The EFCA affirms the premillennial view of Christ's return (cf. Article 9, Christ’s Return). In affirming premillennialism, we affirm the breadth of the premillennial view including Dispensationalism, Progressive Dispensationalism and Historic Premillennialism.
The specific answer to this question is found in Evangelical Convictions: A Theological Exposition of the Statement of Faith of the Evangelical Free Church of America (pp.221-222). Here is what it means minimally to affirm premillennialism, along with a statement of what our affirmation does not mean.
In summary, our affirmation of the premillennial return of Christ in this Statement entails the following:
1. The kingdom of God will not reach its culmination and fulfillment on earth before Jesus Christ comes in glory.
2. God's purposes include the public vindication of Christ. He will be seen to be the King of kings and Lord of lords by all, and he will establish his reign on this earth.
3. God’s people will be vindicated with Christ in a public and visible way.
4. The coming of Christ will not simply usher in some spiritual heaven divorced from this created order. In an intermediate stage, Jesus must reign until he has put all enemies under his feet, before he hands over the kingdom to God the Father, ushering in the new heaven and the new earth in the eternal state.
5. Evil will not be overcome fully and completely when Christ returns in glory, but only after an intermediate kingdom which must precede that final victory of God. There will be one more uprising of the evil one at the end of the millennium, before the dawning of the new heaven and the new earth.
Further, we can also say what this Statement affirming premillennialism does not mean:
1. It does not require a specific position on when Christ will come in relation to a time of great tribulation.

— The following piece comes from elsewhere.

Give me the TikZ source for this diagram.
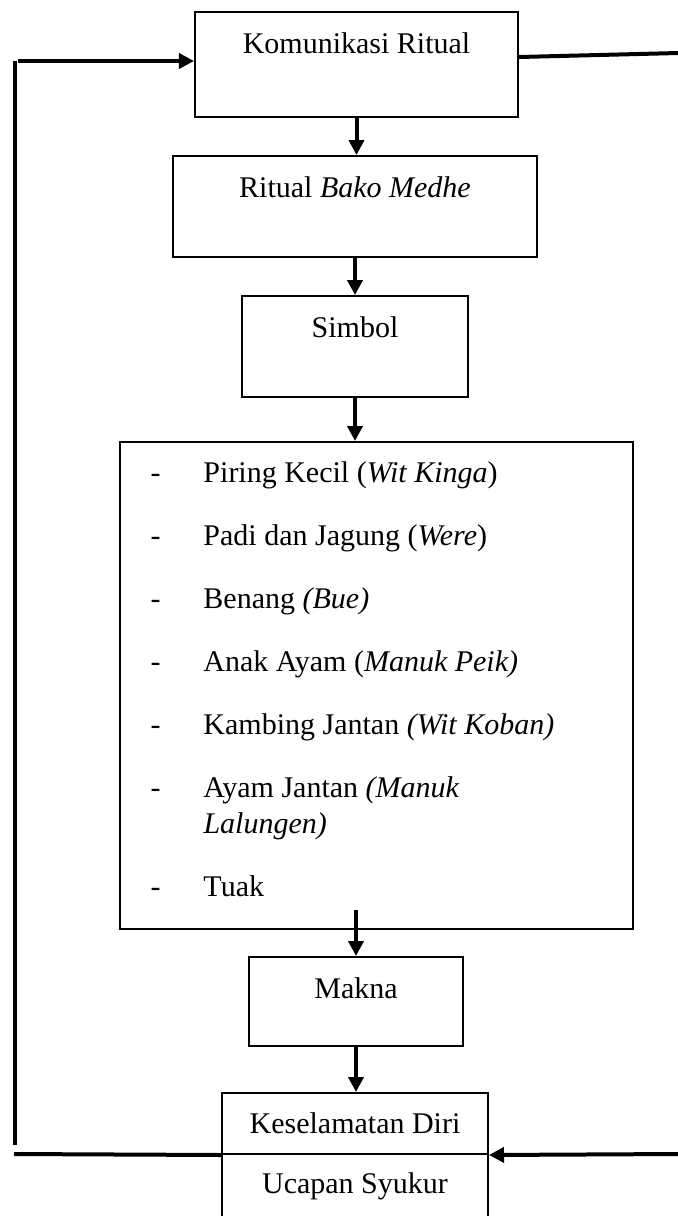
\documentclass[tikz,border=0pt,12pt]{standalone}
\usepackage{fontspec}
\setmainfont{Liberation Serif}
\usetikzlibrary{arrows.meta, positioning}

\tikzset{
	box/.style={draw, line width=0.8pt, inner sep=0pt, font=\fontsize{12}{14.5}\selectfont},
	boxtext/.style={anchor=base, yshift=-16.8pt, font=\fontsize{12}{14.5}\selectfont},
	conn/.style={line width=1.6pt, -{Triangle[length=6pt,width=6pt]}},
	feed/.style={line width=1.6pt},
}

\begin{document}
\begin{tikzpicture}[x=0.4pt, y=-0.4pt]
	\useasboundingbox (0,0) rectangle (678,1216);
	% boxes down the middle
	\node[box, minimum width=129.2pt, minimum height=42pt] (kom) at (356.5,64.5) {};
	\node[boxtext] (komtxt) at (kom.north) {Komunikasi Ritual};
	\node[box, minimum width=145.6pt, minimum height=40.4pt] (rit) at (355,206.5) {};
	\node[boxtext] (rittxt) at (rit.north) {Ritual \textit{Bako Medhe}};
	\node[box, minimum width=90.4pt, minimum height=40.4pt] (sim) at (355,346.5) {};
	\node[boxtext] (simtxt) at (sim.north) {Simbol};
	\node[box, minimum width=205.2pt, minimum height=194.8pt] (lst) at (376.5,685.5) {};
	\node[anchor=base west, inner sep=0pt, font=\fontsize{12}{14.5}\selectfont] (items) at (150,482) {%
		\begin{tabular}[t]{@{}p{21.2pt}@{}l@{}}
			- & Piring Kecil (\textit{Wit Kinga}) \\[10.7pt]
			- & Padi dan Jagung (\textit{Were}) \\[10.7pt]
			- & Benang \textit{(Bue)} \\[10.7pt]
			- & Anak Ayam (\textit{Manuk Peik)} \\[10.7pt]
			- & Kambing Jantan \textit{(Wit Koban)} \\[10.7pt]
			- & Ayam Jantan \textit{(Manuk} \\
			  & \textit{Lalungen)} \\[10.7pt]
			- & Tuak
		\end{tabular}};
	\node[box, minimum width=85.6pt, minimum height=35.6pt] (mak) at (356,1001.5) {};
	\node[boxtext] (maktxt) at (mak.north) {Makna};
	\node[box, minimum width=106.4pt, minimum height=24.4pt] (kes) at (355,1123.5) {Keselamatan Diri};
	\node[box, minimum width=106.4pt, minimum height=25.6pt] (uca) at (355,1186) {Ucapan Syukur};

	% free ends of the feedback lines
	\coordinate (lt) at (15,61);
	\coordinate (lb) at (15,1145);
	\coordinate (lh) at (14,1154);
	\coordinate (rt) at (678,53);
	\coordinate (rb) at (678,1154);

	\draw[conn] (kom.south) -- (kom.south |- rit.north);
	\draw[conn] (rit.south) -- (rit.south |- sim.north);
	\draw[conn] (sim.south) -- (sim.south |- lst.north);
	\draw[conn] ([yshift=8pt]mak.north |- lst.south) -- (mak.north);
	\draw[conn] (mak.south) -- (mak.south |- kes.north);

	\draw[feed] (lt) -- (lb);
	\draw[conn] ([xshift=1.2pt]lt) -- (lt -| kom.west);
	\draw[feed] (lh) -- (kes.south west);
	\draw[feed] ([yshift=3pt]kom.east) -- (rt);
	\draw[conn] (rb) -- (kes.south east);
\end{tikzpicture}
\end{document}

2. It does not require a certain way of reading the Bible regarding the fulfillment of the prophecies of the Old Testament, whether that fulfillment is found in the nation of Israel, in Christ, in the church, in the millennium or in the new heaven and the new earth.
3. It does not entail a particular understanding of Israel and the church or of the current nation-state of Israel.
4. It does not necessarily mean that Christ's earthly reign must be a period of precisely one thousand years.